Your instructions =>
Copy out the listing that follows exactly, dropping every picture.
[BEGIN Data]
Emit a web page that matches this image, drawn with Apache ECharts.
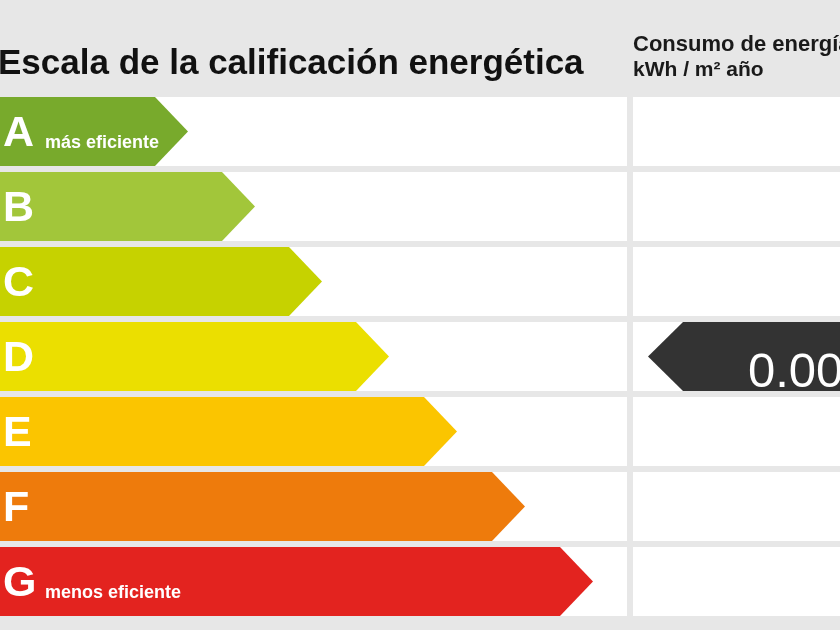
<!DOCTYPE html>
<html>
<head>
<meta charset="utf-8">
<script src="https://cdn.jsdelivr.net/npm/echarts@6/dist/echarts.min.js"></script>
<style>
html,body{margin:0;padding:0;background:#e7e7e7;}
#chart{width:840px;height:630px;}
</style>
</head>
<body>
<div id="chart"></div>
<script>
// ---- data ----
const titleText = 'Escala de la calificación energética';
const columnHeader = ['Consumo de energía', 'kWh / m² año'];
const categories = ['A', 'B', 'C', 'D', 'E', 'F', 'G'];
const arrowLengths = [188, 255, 322, 389, 457, 525, 593];
const subLabels = ['más eficiente', '', '', '', '', '', 'menos eficiente'];
const ratingCategory = 'D';
const ratingValue = '0.00';
const ratingStart = 648;

// ---- styles ----
const bandColors = ['#78aa2c', '#a2c63a', '#c6d200', '#ebdf00', '#fbc500', '#ee7b0c', '#e3231f'];
const AXIS_MAX = 840;
const COL_SPLIT = 627;
const COL_GAP = 6;
const ROW_GAP = 6;
const TIP = 33;

const chart = echarts.init(document.getElementById('chart'));

const cellData = categories.map((c, i) => [0, i]);
const arrowData = categories.map((c, i) => [arrowLengths[i], i]);
const ratingData = [[ratingStart, categories.indexOf(ratingCategory), ratingValue]];

chart.setOption({
  backgroundColor: '#e7e7e7',
  animation: false,
  grid: { left: 0, right: 0, top: 94, height: 525 },
  xAxis: { type: 'value', min: 0, max: AXIS_MAX, show: false },
  yAxis: { type: 'category', data: categories, inverse: true, show: false },
  graphic: [
    { type: 'text', left: -2, top: 47,
      style: { text: titleText, fill: '#111', font: 'bold 35px "Liberation Sans", Arial, sans-serif' } },
    { type: 'text', left: 633, top: 34,
      style: { text: columnHeader[0], fill: '#1a1a1a', font: 'bold 22px "Liberation Sans", Arial, sans-serif' } },
    { type: 'text', left: 633, top: 60,
      style: { text: columnHeader[1], fill: '#1a1a1a', font: 'bold 21px "Liberation Sans", Arial, sans-serif' } }
  ],
  series: [
    {
      type: 'custom', name: 'cells', data: cellData, silent: true, z: 1,
      renderItem: function (params, api) {
        const cy = api.coord([0, api.value(1)])[1];
        const h = api.size([0, 1])[1] - ROW_GAP;
        const xs = api.coord([COL_SPLIT, 0])[0];
        const xe = api.coord([AXIS_MAX, 0])[0];
        return { type: 'group', children: [
          { type: 'rect', shape: { x: 0, y: cy - h / 2, width: xs, height: h }, style: { fill: '#ffffff' } },
          { type: 'rect', shape: { x: xs + COL_GAP, y: cy - h / 2, width: xe - xs - COL_GAP, height: h }, style: { fill: '#ffffff' } }
        ]};
      }
    },
    {
      type: 'custom', name: 'arrows', data: arrowData, silent: true, z: 2,
      renderItem: function (params, api) {
        const idx = api.value(1);
        const p = api.coord([api.value(0), idx]);
        const x0 = api.coord([0, idx])[0];
        const h = api.size([0, 1])[1] - ROW_GAP;
        const top = p[1] - h / 2, bot = p[1] + h / 2;
        const children = [
          { type: 'polygon',
            shape: { points: [[x0, top], [p[0] - TIP, top], [p[0], p[1]], [p[0] - TIP, bot], [x0, bot]] },
            style: { fill: bandColors[idx] } },
          { type: 'text',
            style: { text: categories[idx], x: x0 + 3, y: p[1] + 3, fill: '#ffffff',
              font: 'bold 43px "Liberation Sans", Arial, sans-serif', verticalAlign: 'middle', align: 'left' } }
        ];
        if (subLabels[idx]) {
          children.push({ type: 'text',
            style: { text: subLabels[idx], x: x0 + 45, y: p[1] + 12, fill: '#ffffff',
              font: 'bold 18px "Liberation Sans Narrow", "Arial Narrow", sans-serif', verticalAlign: 'middle', align: 'left' } });
        }
        return { type: 'group', children: children };
      }
    },
    {
      type: 'custom', name: 'rating', data: ratingData, silent: true, z: 3,
      renderItem: function (params, api) {
        const idx = api.value(1);
        const p = api.coord([api.value(0), idx]);
        const xe = api.coord([AXIS_MAX, idx])[0] + 10;
        const h = api.size([0, 1])[1] - ROW_GAP;
        const top = p[1] - h / 2, bot = p[1] + h / 2;
        return { type: 'group', children: [
          { type: 'polygon',
            shape: { points: [[p[0], p[1]], [p[0] + 35, top], [xe, top], [xe, bot], [p[0] + 35, bot]] },
            style: { fill: '#333333' } },
          { type: 'text',
            style: { text: ratingData[0][2], x: p[0] + 100, y: p[1] + 17, fill: '#ffffff',
              font: '49px "Liberation Sans", Arial, sans-serif', verticalAlign: 'middle', align: 'left' } }
        ]};
      }
    }
  ]
});
</script>
</body>
</html>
[END Data]
Solution to the exercise =>
Emit a web page that matches this image, drawn with Apache ECharts.
<!DOCTYPE html>
<html>
<head>
<meta charset="utf-8">
<script src="https://cdn.jsdelivr.net/npm/echarts@6/dist/echarts.min.js"></script>
<style>
html,body{margin:0;padding:0;background:#e7e7e7;}
#chart{width:840px;height:630px;}
</style>
</head>
<body>
<div id="chart"></div>
<script>
// ---- data ----
const titleText = 'Escala de la calificación energética';
const columnHeader = ['Consumo de energía', 'kWh / m² año'];
const categories = ['A', 'B', 'C', 'D', 'E', 'F', 'G'];
const arrowLengths = [188, 255, 322, 389, 457, 525, 593];
const subLabels = ['más eficiente', '', '', '', '', '', 'menos eficiente'];
const ratingCategory = 'D';
const ratingValue = '0.00';
const ratingStart = 648;

// ---- styles ----
const bandColors = ['#78aa2c', '#a2c63a', '#c6d200', '#ebdf00', '#fbc500', '#ee7b0c', '#e3231f'];
const AXIS_MAX = 840;
const COL_SPLIT = 627;
const COL_GAP = 6;
const ROW_GAP = 6;
const TIP = 33;

const chart = echarts.init(document.getElementById('chart'));

const cellData = categories.map((c, i) => [0, i]);
const arrowData = categories.map((c, i) => [arrowLengths[i], i]);
const ratingData = [[ratingStart, categories.indexOf(ratingCategory), ratingValue]];

chart.setOption({
  backgroundColor: '#e7e7e7',
  animation: false,
  grid: { left: 0, right: 0, top: 94, height: 525 },
  xAxis: { type: 'value', min: 0, max: AXIS_MAX, show: false },
  yAxis: { type: 'category', data: categories, inverse: true, show: false },
  graphic: [
    { type: 'text', left: -2, top: 47,
      style: { text: titleText, fill: '#111', font: 'bold 35px "Liberation Sans", Arial, sans-serif' } },
    { type: 'text', left: 633, top: 34,
      style: { text: columnHeader[0], fill: '#1a1a1a', font: 'bold 22px "Liberation Sans", Arial, sans-serif' } },
    { type: 'text', left: 633, top: 60,
      style: { text: columnHeader[1], fill: '#1a1a1a', font: 'bold 21px "Liberation Sans", Arial, sans-serif' } }
  ],
  series: [
    {
      type: 'custom', name: 'cells', data: cellData, silent: true, z: 1,
      renderItem: function (params, api) {
        const cy = api.coord([0, api.value(1)])[1];
        const h = api.size([0, 1])[1] - ROW_GAP;
        const xs = api.coord([COL_SPLIT, 0])[0];
        const xe = api.coord([AXIS_MAX, 0])[0];
        return { type: 'group', children: [
          { type: 'rect', shape: { x: 0, y: cy - h / 2, width: xs, height: h }, style: { fill: '#ffffff' } },
          { type: 'rect', shape: { x: xs + COL_GAP, y: cy - h / 2, width: xe - xs - COL_GAP, height: h }, style: { fill: '#ffffff' } }
        ]};
      }
    },
    {
      type: 'custom', name: 'arrows', data: arrowData, silent: true, z: 2,
      renderItem: function (params, api) {
        const idx = api.value(1);
        const p = api.coord([api.value(0), idx]);
        const x0 = api.coord([0, idx])[0];
        const h = api.size([0, 1])[1] - ROW_GAP;
        const top = p[1] - h / 2, bot = p[1] + h / 2;
        const children = [
          { type: 'polygon',
            shape: { points: [[x0, top], [p[0] - TIP, top], [p[0], p[1]], [p[0] - TIP, bot], [x0, bot]] },
            style: { fill: bandColors[idx] } },
          { type: 'text',
            style: { text: categories[idx], x: x0 + 3, y: p[1] + 3, fill: '#ffffff',
              font: 'bold 43px "Liberation Sans", Arial, sans-serif', verticalAlign: 'middle', align: 'left' } }
        ];
        if (subLabels[idx]) {
          children.push({ type: 'text',
            style: { text: subLabels[idx], x: x0 + 45, y: p[1] + 12, fill: '#ffffff',
              font: 'bold 18px "Liberation Sans Narrow", "Arial Narrow", sans-serif', verticalAlign: 'middle', align: 'left' } });
        }
        return { type: 'group', children: children };
      }
    },
    {
      type: 'custom', name: 'rating', data: ratingData, silent: true, z: 3,
      renderItem: function (params, api) {
        const idx = api.value(1);
        const p = api.coord([api.value(0), idx]);
        const xe = api.coord([AXIS_MAX, idx])[0] + 10;
        const h = api.size([0, 1])[1] - ROW_GAP;
        const top = p[1] - h / 2, bot = p[1] + h / 2;
        return { type: 'group', children: [
          { type: 'polygon',
            shape: { points: [[p[0], p[1]], [p[0] + 35, top], [xe, top], [xe, bot], [p[0] + 35, bot]] },
            style: { fill: '#333333' } },
          { type: 'text',
            style: { text: ratingData[0][2], x: p[0] + 100, y: p[1] + 17, fill: '#ffffff',
              font: '49px "Liberation Sans", Arial, sans-serif', verticalAlign: 'middle', align: 'left' } }
        ]};
      }
    }
  ]
});
</script>
</body>
</html>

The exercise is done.